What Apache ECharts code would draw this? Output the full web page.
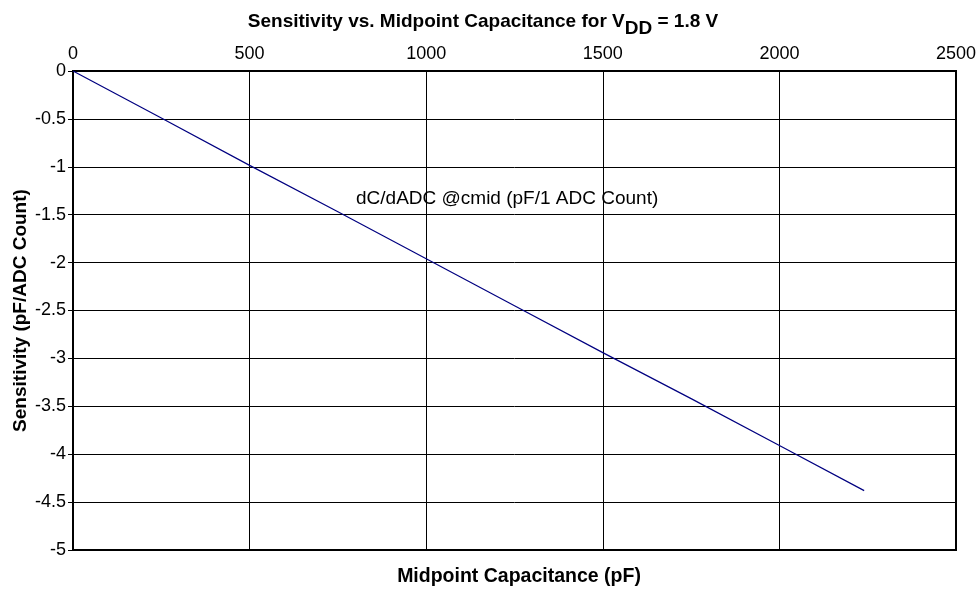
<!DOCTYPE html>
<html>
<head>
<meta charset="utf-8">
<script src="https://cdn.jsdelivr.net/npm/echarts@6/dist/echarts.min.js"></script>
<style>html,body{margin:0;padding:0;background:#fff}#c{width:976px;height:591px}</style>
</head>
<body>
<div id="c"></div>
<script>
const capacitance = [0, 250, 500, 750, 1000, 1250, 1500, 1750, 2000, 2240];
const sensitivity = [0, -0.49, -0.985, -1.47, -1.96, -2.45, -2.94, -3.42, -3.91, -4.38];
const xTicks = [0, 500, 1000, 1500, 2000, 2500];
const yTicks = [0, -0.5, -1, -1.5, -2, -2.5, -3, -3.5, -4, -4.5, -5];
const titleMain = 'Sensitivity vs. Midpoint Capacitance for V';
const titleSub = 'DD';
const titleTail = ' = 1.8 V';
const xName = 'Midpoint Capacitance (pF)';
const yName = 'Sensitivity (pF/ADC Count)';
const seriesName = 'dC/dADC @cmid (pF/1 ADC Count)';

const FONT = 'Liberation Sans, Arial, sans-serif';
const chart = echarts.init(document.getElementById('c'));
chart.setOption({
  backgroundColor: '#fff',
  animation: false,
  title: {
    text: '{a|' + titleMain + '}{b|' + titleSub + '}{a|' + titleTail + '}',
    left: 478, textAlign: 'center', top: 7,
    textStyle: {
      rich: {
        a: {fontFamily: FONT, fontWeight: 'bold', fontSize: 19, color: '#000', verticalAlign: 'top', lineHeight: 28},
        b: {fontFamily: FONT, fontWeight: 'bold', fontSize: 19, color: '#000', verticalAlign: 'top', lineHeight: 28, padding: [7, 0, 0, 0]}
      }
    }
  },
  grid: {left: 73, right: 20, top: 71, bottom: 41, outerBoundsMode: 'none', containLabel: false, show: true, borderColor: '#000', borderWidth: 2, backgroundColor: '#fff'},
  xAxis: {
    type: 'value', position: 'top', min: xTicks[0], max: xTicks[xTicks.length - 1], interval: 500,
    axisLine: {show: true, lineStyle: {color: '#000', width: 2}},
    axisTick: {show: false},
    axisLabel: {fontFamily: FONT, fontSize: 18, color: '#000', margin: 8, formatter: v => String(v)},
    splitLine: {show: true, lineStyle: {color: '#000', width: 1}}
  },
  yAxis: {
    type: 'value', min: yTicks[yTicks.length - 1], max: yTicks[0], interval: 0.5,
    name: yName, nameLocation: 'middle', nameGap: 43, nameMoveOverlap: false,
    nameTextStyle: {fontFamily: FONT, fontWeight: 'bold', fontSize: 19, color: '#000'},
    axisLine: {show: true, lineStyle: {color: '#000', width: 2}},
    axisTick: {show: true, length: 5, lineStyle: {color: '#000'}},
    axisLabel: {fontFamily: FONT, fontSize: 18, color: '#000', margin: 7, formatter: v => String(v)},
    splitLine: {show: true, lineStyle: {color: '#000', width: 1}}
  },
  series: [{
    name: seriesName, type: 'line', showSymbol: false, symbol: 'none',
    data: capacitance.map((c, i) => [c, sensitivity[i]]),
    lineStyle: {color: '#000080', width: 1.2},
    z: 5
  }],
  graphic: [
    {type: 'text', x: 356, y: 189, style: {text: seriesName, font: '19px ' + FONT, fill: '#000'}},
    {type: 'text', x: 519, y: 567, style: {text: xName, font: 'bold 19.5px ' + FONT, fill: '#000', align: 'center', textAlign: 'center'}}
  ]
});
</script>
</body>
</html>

--

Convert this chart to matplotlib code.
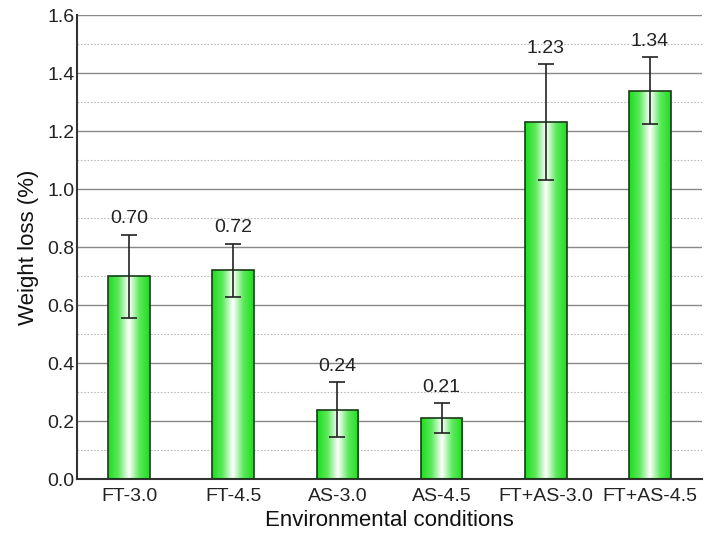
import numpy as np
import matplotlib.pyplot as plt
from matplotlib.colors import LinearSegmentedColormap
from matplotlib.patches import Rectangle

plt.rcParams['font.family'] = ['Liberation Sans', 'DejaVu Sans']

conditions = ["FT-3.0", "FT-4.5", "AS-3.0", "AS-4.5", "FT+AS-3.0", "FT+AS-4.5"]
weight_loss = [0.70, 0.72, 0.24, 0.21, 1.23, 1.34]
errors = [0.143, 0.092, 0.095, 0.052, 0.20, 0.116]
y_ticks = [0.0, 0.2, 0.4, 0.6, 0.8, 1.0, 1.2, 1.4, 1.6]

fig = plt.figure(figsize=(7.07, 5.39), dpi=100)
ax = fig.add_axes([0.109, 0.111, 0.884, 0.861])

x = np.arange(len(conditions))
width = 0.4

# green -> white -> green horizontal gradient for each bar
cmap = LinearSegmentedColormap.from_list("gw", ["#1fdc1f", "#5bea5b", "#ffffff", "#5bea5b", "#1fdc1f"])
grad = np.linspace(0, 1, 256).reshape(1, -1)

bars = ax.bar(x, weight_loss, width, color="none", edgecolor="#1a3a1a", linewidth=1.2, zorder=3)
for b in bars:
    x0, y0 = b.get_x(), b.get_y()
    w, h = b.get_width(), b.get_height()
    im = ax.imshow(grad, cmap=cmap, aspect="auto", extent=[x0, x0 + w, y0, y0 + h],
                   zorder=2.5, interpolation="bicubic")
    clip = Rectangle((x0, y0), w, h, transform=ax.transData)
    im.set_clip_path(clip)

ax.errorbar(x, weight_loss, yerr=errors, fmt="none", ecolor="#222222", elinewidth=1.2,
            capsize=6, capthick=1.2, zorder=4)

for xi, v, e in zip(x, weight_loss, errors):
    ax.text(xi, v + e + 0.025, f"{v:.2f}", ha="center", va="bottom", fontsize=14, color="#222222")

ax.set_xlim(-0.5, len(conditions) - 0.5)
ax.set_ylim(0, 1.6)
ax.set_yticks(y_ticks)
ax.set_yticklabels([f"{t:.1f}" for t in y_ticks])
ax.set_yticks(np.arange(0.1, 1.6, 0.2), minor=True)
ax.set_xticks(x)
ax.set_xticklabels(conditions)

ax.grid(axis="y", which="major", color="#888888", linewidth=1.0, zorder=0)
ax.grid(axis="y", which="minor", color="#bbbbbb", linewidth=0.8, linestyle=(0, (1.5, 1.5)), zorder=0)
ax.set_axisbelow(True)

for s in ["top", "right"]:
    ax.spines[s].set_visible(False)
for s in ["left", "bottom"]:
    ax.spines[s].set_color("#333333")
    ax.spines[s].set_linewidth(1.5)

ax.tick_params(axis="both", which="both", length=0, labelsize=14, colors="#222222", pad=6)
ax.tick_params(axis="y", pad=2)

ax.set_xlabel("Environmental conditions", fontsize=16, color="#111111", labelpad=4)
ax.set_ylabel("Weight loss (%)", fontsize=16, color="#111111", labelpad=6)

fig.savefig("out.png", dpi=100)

Your instructions
Word for word, restate the lines beginning with the one that has "What Apache ECharts" and ending with the one that has "const seriesName = 'dC/dADC". Keep both ends and skip any pictures.

Problem solution
What Apache ECharts code would draw this? Output the full web page.
<!DOCTYPE html>
<html>
<head>
<meta charset="utf-8">
<script src="https://cdn.jsdelivr.net/npm/echarts@6/dist/echarts.min.js"></script>
<style>html,body{margin:0;padding:0;background:#fff}#c{width:976px;height:591px}</style>
</head>
<body>
<div id="c"></div>
<script>
const capacitance = [0, 250, 500, 750, 1000, 1250, 1500, 1750, 2000, 2240];
const sensitivity = [0, -0.49, -0.985, -1.47, -1.96, -2.45, -2.94, -3.42, -3.91, -4.38];
const xTicks = [0, 500, 1000, 1500, 2000, 2500];
const yTicks = [0, -0.5, -1, -1.5, -2, -2.5, -3, -3.5, -4, -4.5, -5];
const titleMain = 'Sensitivity vs. Midpoint Capacitance for V';
const titleSub = 'DD';
const titleTail = ' = 1.8 V';
const xName = 'Midpoint Capacitance (pF)';
const yName = 'Sensitivity (pF/ADC Count)';
const seriesName = 'dC/dADC @cmid (pF/1 ADC Count)';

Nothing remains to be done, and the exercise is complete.